Patricia G. Sonah, a graduate in Biology from the University of Liberia

The PGS Enterprise is adding value to spices that are specially grown in Liberia. But before it all started, Patricia G. Sonah, a graduate in Biology from the University of Liberia had to think out ways to survive each day after her contract with the Ministry of Youth and Sports was terminated during the peak of the Coronavirus in Liberia.  

 “PGS started last year in October (2020). Before this venture, I worked with the Ministry of Youth and Sports on a contractual basis.  After the contract expired, I went hunting for jobs but I couldn’t get one. Things began to get difficult,” she narrated. 

The few months without a job brought Patricia back to her drawing board, and it was at that moment that the 29 year-old realized that a hobby could become a source of income. 

“I used to make a variety of products like seasoned pepper, seasoned bennyseeds, and bony powder for friends and relatives that live abroad. I stopped because of the job.  So I told myself, “Friends already love these things, why not try it again?” she said.  

In December, Patricia began concocting products from locally grown spices. Demand for her products quickly increased. But improving on feedback from the first few clients has been the key, Patricia said. 

“So I went back to making spices from local ingredients. I shared the first product with family and friends and I encouraged them to give me feedback. The first product was the mixed pepper spice. But we went on producing a range of different products based on the demand from our clients,” she said.

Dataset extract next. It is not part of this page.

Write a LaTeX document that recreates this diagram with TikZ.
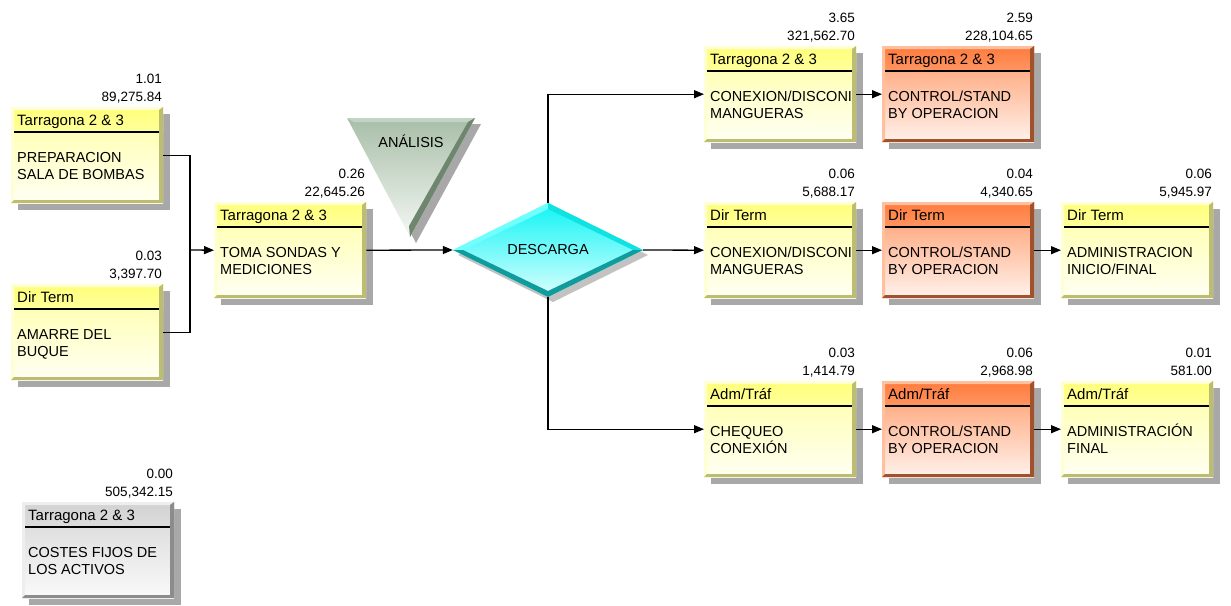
\documentclass[tikz,border=0pt]{standalone}
\usepackage{fontspec}
\setmainfont{Liberation Sans}
\usetikzlibrary{arrows.meta,shapes.geometric}
\definecolor{yhead1}{HTML}{FFFF78}
\definecolor{yhead2}{HTML}{FFFF9C}
\definecolor{ybody1}{HTML}{FFFFA4}
\definecolor{ybody2}{HTML}{FFFFF4}
\definecolor{ydark}{HTML}{BDBD72}
\definecolor{ylight}{HTML}{FFFFD4}
\definecolor{ohead1}{HTML}{FF7A3C}
\definecolor{ohead2}{HTML}{FF9662}
\definecolor{obody1}{HTML}{FF9866}
\definecolor{obody2}{HTML}{FFF2EC}
\definecolor{odark}{HTML}{A0522D}
\definecolor{olight}{HTML}{FFC0A0}
\definecolor{ghead1}{HTML}{D2D2D2}
\definecolor{ghead2}{HTML}{DCDCDC}
\definecolor{gbody1}{HTML}{D6D6D6}
\definecolor{gbody2}{HTML}{FAFAFA}
\definecolor{gdark}{HTML}{8C8C8C}
\definecolor{glight}{HTML}{EEEEEE}
\definecolor{shadowc}{HTML}{A8A8A8}
\definecolor{trtop}{HTML}{A8BEA8}
\definecolor{trbot}{HTML}{F4F8F4}
\definecolor{trdark}{HTML}{6E866E}
\definecolor{trlight}{HTML}{C4D4C4}
\definecolor{dtop}{HTML}{10F4F4}
\definecolor{dbot}{HTML}{DCFFFF}
\definecolor{ddark}{HTML}{109C9C}
\definecolor{dlight}{HTML}{70FFFF}
\tikzset{
  hdr/.style={anchor=base west, inner sep=0pt, font=\fontsize{15}{17}\selectfont},
  bodytxt/.style={anchor=base west, inner sep=0pt, font=\fontsize{14.5}{17}\selectfont},
  num/.style={anchor=base east, inner sep=0pt, font=\fontsize{13.5}{15}\selectfont},
  conn/.style={line width=1.3pt, black},
  arr/.style={line width=1.3pt, black, -{Triangle[length=10pt,width=8pt]}},
}
\newcommand\pbox[9]{%
\begin{scope}[shift={(#2,-#3)}]
 \fill[shadowc] (7,-7) rectangle (159,-103);
 \shade[top color=#4body1,bottom color=#4body2] (0,0) rectangle (152,-96);
 \shade[top color=#4head1,bottom color=#4head2] (0,0) rectangle (152,-25);
 \fill[#4light] (0,0) -- (152,0) -- (148,-3) -- (3,-3) -- (3,-93) -- (0,-96) -- cycle;
 \fill[#4dark] (152,0) -- (152,-96) -- (0,-96) -- (3,-93) -- (148,-93) -- (148,-3) -- cycle;
 \draw[line width=1.3pt] (3,-25) -- (148,-25);
 \node[hdr] (#1-h) at (6,-18) {#5};
 \node[bodytxt] (#1-a) at (6,-55) {#6};
 \node[bodytxt] (#1-b) at (6,-72) {#7};
 \node[num] (#1-n1) at (151,24) {#8};
 \node[num] (#1-n2) at (151,6) {#9};
 \node[inner sep=0pt, minimum width=152pt, minimum height=96pt, anchor=north west] (#1) at (0,0) {};
\end{scope}}
\begin{document}
\begin{tikzpicture}[x=1pt,y=1pt]
\useasboundingbox (0,0) rectangle (1231,-605);
\fill[white] (0,0) rectangle (1231,-605);

% boxes
\pbox{prep}{11}{107}{y}{Tarragona 2 \& 3}{PREPARACION}{SALA DE BOMBAS}{1.01}{89,275.84}
\pbox{amarre}{11}{284}{y}{Dir Term}{AMARRE DEL}{BUQUE}{0.03}{3,397.70}
\pbox{toma}{214}{202}{y}{Tarragona 2 \& 3}{TOMA SONDAS Y}{MEDICIONES}{0.26}{22,645.26}
\pbox{costes}{22}{502}{g}{Tarragona 2 \& 3}{COSTES FIJOS DE}{LOS ACTIVOS}{0.00}{505,342.15}
\pbox{c1}{704}{46}{y}{Tarragona 2 \& 3}{CONEXION/DISCONI}{MANGUERAS}{3.65}{321,562.70}
\pbox{o1}{882}{46}{o}{Tarragona 2 \& 3}{CONTROL/STAND}{BY OPERACION}{2.59}{228,104.65}
\pbox{c2}{704}{202}{y}{Dir Term}{CONEXION/DISCONI}{MANGUERAS}{0.06}{5,688.17}
\pbox{o2}{882}{202}{o}{Dir Term}{CONTROL/STAND}{BY OPERACION}{0.04}{4,340.65}
\pbox{a2}{1061}{202}{y}{Dir Term}{ADMINISTRACION}{INICIO/FINAL}{0.06}{5,945.97}
\pbox{c3}{704}{381}{y}{Adm/Tráf}{CHEQUEO}{CONEXIÓN}{0.03}{1,414.79}
\pbox{o3}{882}{381}{o}{Adm/Tráf}{CONTROL/STAND}{BY OPERACION}{0.06}{2,968.98}
\pbox{a3}{1061}{381}{y}{Adm/Tráf}{ADMINISTRACIÓN}{FINAL}{0.01}{581.00}

% triangle ANALISIS
\fill[shadowc] (353,-124) -- (481,-124) -- (416,-243) -- cycle;
\shade[top color=trtop,bottom color=trbot] (347,-118) -- (475,-118) -- (410,-237) -- cycle;
\fill[trlight] (347,-118) -- (475,-118) -- (468,-122) -- (354,-122) -- cycle;
\fill[trdark] (475,-118) -- (410,-237) -- (409,-226) -- (468,-122) -- cycle;
\node[inner sep=0pt, font=\fontsize{14.5}{17}\selectfont] (ana) at (411,-141) {ANÁLISIS};

% diamond DESCARGA
\fill[shadowc!70] (458,-255) -- (553,-208) -- (648,-255) -- (553,-302) -- cycle;
\shade[top color=dtop,bottom color=dbot] (453,-250) -- (548,-203) -- (643,-250) -- (548,-297) -- cycle;
\fill[dlight] (453,-250) -- (548,-203) -- (548,-209) -- (463,-250) -- cycle;
\fill[dtop!80!ddark] (548,-203) -- (643,-250) -- (633,-250) -- (548,-209) -- cycle;
\fill[ddark] (453,-250) -- (548,-297) -- (643,-250) -- (633,-250) -- (548,-291) -- (463,-250) -- cycle;
\node[diamond, inner sep=0pt, minimum width=190pt, minimum height=94pt, font=\fontsize{14.5}{17}\selectfont] (desc) at (548,-250) {DESCARGA};

% connectors
\coordinate (j) at (190,-250);
\draw[conn] (prep.east) -| (j) |- (amarre.east);
\draw[arr] (j) -- (toma.west);
\draw[arr] (toma.east) -- (desc.west);
\draw[arr] (desc.north) |- (c1.west);
\draw[arr] (desc.east) -- (c2.west);
\draw[arr] (desc.south) |- (c3.west);
\draw[arr] (c1.east) -- (o1.west);
\draw[arr] (c2.east) -- (o2.west);
\draw[arr] (o2.east) -- (a2.west);
\draw[arr] (c3.east) -- (o3.west);
\draw[arr] (o3.east) -- (a3.west);
\end{tikzpicture}
\end{document}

PGS Enterprise's weekly production range is 40 to 50 cups of heterogeneous products, and her brand has its presence among other locally made products at leading supermarkets around town.  Also, Patricia keeps diaspora Liberians connected to Liberia with her products.  “My oldest sister helps sell my products to the Liberian community in the United States.  I send her products quarterly.”

The Team Makes the Dream Work

With the complexity associated with food processing and marketing, Patricia leans on a team of seven to make the dream work. 

“I have four persons that help with the packaging aspect of our operation and three other persons who help with the delivery of orders that come in. Earlier, my brother and I were delivering orders. But now, we have incorporated others because of the increase in demand. These people are not full-time staff, but I compensate them at the end of the day.”

Patricia hopes to increase production by acquiring small-scale machines to reduce the cost of labour associated with grinding some of the spices into powder form.  

“I am working toward having a machine that can give me a fine-powder of some of the spices. The blenders that I am using are not that efficient because they were not built for such an operation.”

Patricia envisions that in four to five years, the start-up, birthed in her parents’ home, will have its own production site. 

“In the next four or five years, I would love to see us at our production station because we are currently working from my parents’ home. And it’s very challenging. So I am looking forward to us having a production station where we can produce all of our products and take them to the market, and someday venture into other areas.”